Conversely, the owners of a grand estate piece may not want to lose genuine interest by overpricing their property, so they resort to no-price marketing in order to attract serious buyers to the bidding table.
According to Mr. Damola Adedoyin, an Estate surveyor with Alonge, Ogunmeyero and Co.: “It depends on the property in mind. Some owners might be of the opinion that their property is rarer than the usual market offerings, and may be prepared to wait for the right buyer. An agent’s job is to find the best buyer for a property, and if that happens to entail no-price marketing, that’s what will be recommended.”
Of course, the flipside to this line of thinking, is that it depends entirely on the buyer’s estimated worth of the property. Most buyers will not want to risk overpaying for a potential new property and may initially start with a low offer, in order to secure a bargain price.
This, according to Mr. Adedoyin, is also a typical buyer practice: “Even when a price range is established, it’s not unusual to receive a number of offers that are significantly lower than the minimum asking price. Speculation isn’t new to the real estate market in Nigeria, but I prefer to refer to the no-pricing method as true-value pricing. If the buyers see the value they want in that particular property, then they’ll open their chequebooks. It’s that simple.”
But how effective is this method?
“Like I said initially, it depends on the property in mind. No-pricing won’t work on most properties, because buyers generally visit multiple premises and tend to have a good idea of what similar holdings cost elsewhere. But with the right property, it’s a powerful negotiating tactic.”
Similarly, the MD of Bathomes Associates, believes that no-pricing
can have its uses with the right property. “I usually resort to it, when I believe that the owner is being unrealistic with the property valuation. When I advertise such properties with the listed price, they stay on the market for months without a single inquiry coming in. But as soon as I list the properties without a price, I get a barrage of calls from interested customers.”
Although, he agrees that no-pricing can cut both ways: “When a good number of offers come in from serious clients, I compile them into a list and brief the owner of the offers and the price range that people are willing to pay for it. This usually does a better job of explaining the market mood to the owners than I ever could.”
Another realtor who wished to remain anonymous, is of the opinion that no-pricing can be alluring to customers because of the subtlety involved: “People are attracted to mystery and the feeling of exclusiveness.” Going further to explain: “If you buy a beautiful property, not through the normal process, but by bidding a personally estimated value, it can create a sense of distinctiveness. You can say it is helpful in attracting customers that buy into exclusivity.”
On the other hand, for the MD Attorney Properties, Mr. Michael, no-pricing is not an efficient tactic: “Why would I want to do that? Why would anyone want to do that? Well, I suppose for some agents, they find what they’re looking for, but for myself, I’m a busy man. All that (nopricing) will do is lead to unserious clients constantly ringing me up with low-ball offers. I list my prices outright and spare both parties any undue stress.”

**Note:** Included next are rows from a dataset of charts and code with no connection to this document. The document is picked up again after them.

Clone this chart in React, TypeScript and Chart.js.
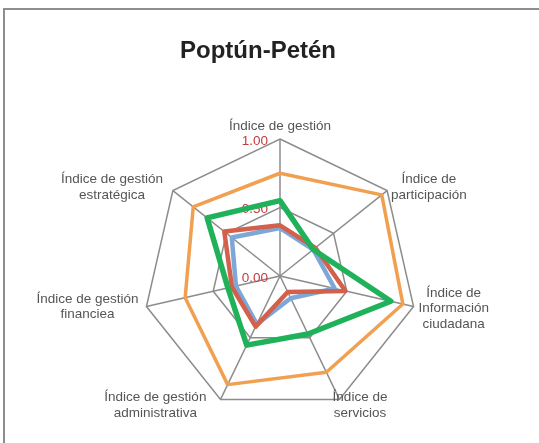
import React, { useEffect, useRef } from "react";
import { Chart, registerables } from "chart.js";

Chart.register(...registerables);

const title = "Poptún-Petén";
const categories: string[][] = [
  ["Índice de gestión"],
  ["Índice de", "participación"],
  ["Índice de", "Información", "ciudadana"],
  ["Índice de", "servicios"],
  ["Índice de gestión", "administrativa"],
  ["Índice de gestión", "financiea"],
  ["Índice de gestión", "estratégica"],
];
const seriesOrange = [0.75, 0.95, 0.92, 0.78, 0.88, 0.71, 0.81];
const seriesGreen = [0.55, 0.31, 0.83, 0.47, 0.56, 0.39, 0.68];
const seriesRed = [0.37, 0.33, 0.49, 0.13, 0.41, 0.36, 0.52];
const seriesBlue = [0.35, 0.31, 0.41, 0.18, 0.39, 0.33, 0.45];
const tickValues = [0, 0.5, 1];

const LABEL_FONT = '13.5px "Liberation Sans", Arial, sans-serif';
const LINE_H = 15.5;
// small layout nudges for the point labels (dx, dy)
const labelNudge: [number, number][] = [
  [0, 0],
  [0, 0],
  [0, 1],
  [-9, 1.5],
  [-12, 1.5],
  [-3, -1],
  [-6, 0],
];

const labelsPlugin = {
  id: "customLabels",
  beforeDatasetsDraw(chart: any) {
    const scale = chart.scales.r;
    const ctx = chart.ctx;
    ctx.save();
    ctx.font = LABEL_FONT;
    ctx.fillStyle = "#c8393c";
    ctx.textAlign = "right";
    ctx.textBaseline = "middle";
    tickValues.forEach((v) => {
      const d = scale.getDistanceFromCenterForValue(v);
      ctx.fillText(v.toFixed(2), scale.xCenter - 12, scale.yCenter - d + 2);
    });
    ctx.restore();
  },
  afterDraw(chart: any) {
    const scale = chart.scales.r;
    const ctx = chart.ctx;
    ctx.save();
    ctx.font = LABEL_FONT;
    ctx.fillStyle = "#555555";
    ctx.textAlign = "center";
    ctx.textBaseline = "middle";
    categories.forEach((lines, i) => {
      const deg = (scale.getIndexAngle(i) * 180) / Math.PI;
      const p = scale.getPointPosition(i, scale.drawingArea + 5);
      const w = Math.max(...lines.map((l) => ctx.measureText(l).width));
      const h = lines.length * LINE_H;
      let cx = p.x;
      let cy = p.y;
      if (Math.abs(deg) < 1 || Math.abs(deg - 360) < 1) {
        cy = p.y - h / 2;
      } else if (Math.abs(deg - 180) < 1) {
        cy = p.y + h / 2;
      } else if (deg < 180) {
        cx = p.x + w / 2;
      } else {
        cx = p.x - w / 2;
      }
      cx += labelNudge[i][0];
      cy += labelNudge[i][1];
      lines.forEach((l, k) => {
        ctx.fillText(l, cx, cy - h / 2 + LINE_H / 2 + k * LINE_H);
      });
    });
    ctx.restore();
  },
};

export default function App() {
  const ref = useRef<HTMLCanvasElement | null>(null);
  useEffect(() => {
    if (!ref.current) return;
    const mk = (data: number[], color: string, width: number) => ({
      data,
      borderColor: color,
      backgroundColor: color,
      borderWidth: width,
      pointRadius: 0,
      pointHoverRadius: 0,
      fill: false,
      tension: 0,
      borderJoinStyle: "round" as const,
    });
    const chart = new Chart(ref.current, {
      type: "radar",
      data: {
        labels: categories.map((c) => c.join(" ")),
        datasets: [
          mk(seriesGreen, "#1fb25a", 5.5),
          mk(seriesRed, "#d3604a", 4.5),
          mk(seriesBlue, "#7ea7d9", 4.5),
          mk(seriesOrange, "#f0a050", 3.5),
        ],
      },
      options: {
        animation: false,
        responsive: false,
        devicePixelRatio: 1,
        layout: { padding: { left: 143, right: 122, top: 139, bottom: 30 } },
        plugins: {
          legend: { display: false },
          title: { display: false },
          tooltip: { enabled: false },
        },
        scales: {
          r: {
            min: 0,
            max: 1,
            ticks: { display: false, stepSize: 0.5 },
            pointLabels: { display: false },
            grid: { color: "#8c8c8c", lineWidth: 1.5 },
            angleLines: { color: "#8c8c8c", lineWidth: 1.5 },
          },
        },
      },
      plugins: [labelsPlugin],
    });
    return () => chart.destroy();
  }, []);

  return (
    <div>
      <div
        style={{
          position: "fixed",
          left: 3,
          top: 8,
          width: 700,
          height: 600,
          border: "2px solid #8e8e8e",
          boxSizing: "border-box",
        }}
      />
      <canvas
        ref={ref}
        width={539}
        height={443}
        style={{ position: "fixed", left: 0, top: 0, width: 539, height: 443 }}
      />
      <div
        style={{
          position: "fixed",
          left: 0,
          top: 36,
          width: 516,
          textAlign: "center",
          font: 'bold 24px "Liberation Sans", Arial, sans-serif',
          lineHeight: "28px",
          color: "#222",
        }}
      >
        {title}
      </div>
    </div>
  );
}
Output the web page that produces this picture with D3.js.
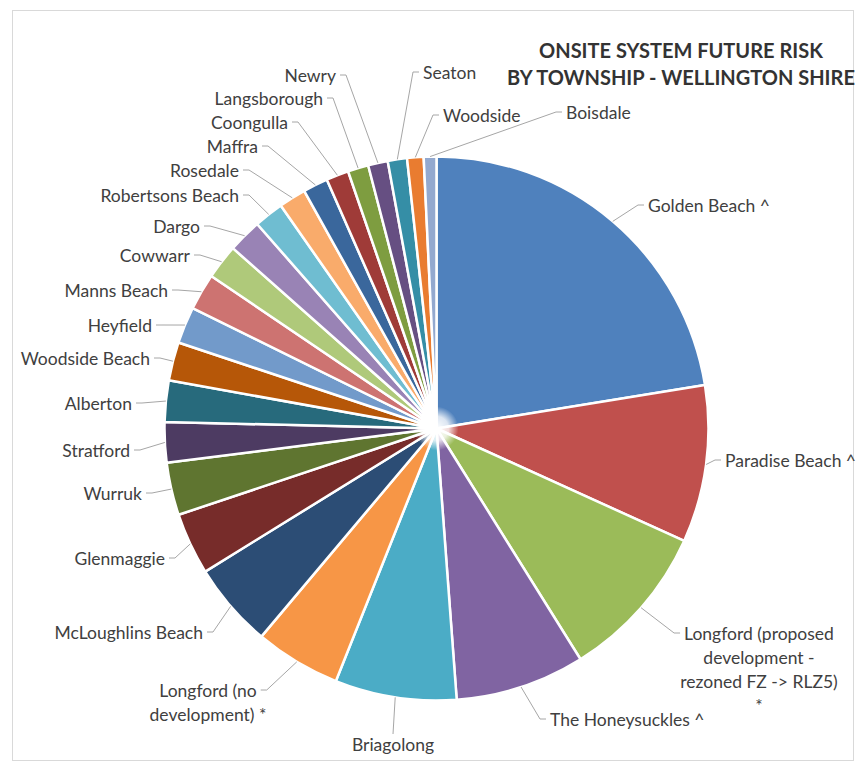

In a survey carried out by Castles Lifestyle, 50% of the participants indicated that no-pricing methods discouraged further inquiry, while 25% felt that it encouraged further inquiry, and the other 25% felt that it depended on the property in question.
Indeed, the results of the survey would appear to conform to a longheld market sentiment, which is, that value is subjective, both for the sellers and buyers. And for the market-savvy, there’s a clear strategy when utilizing no-pricing methods.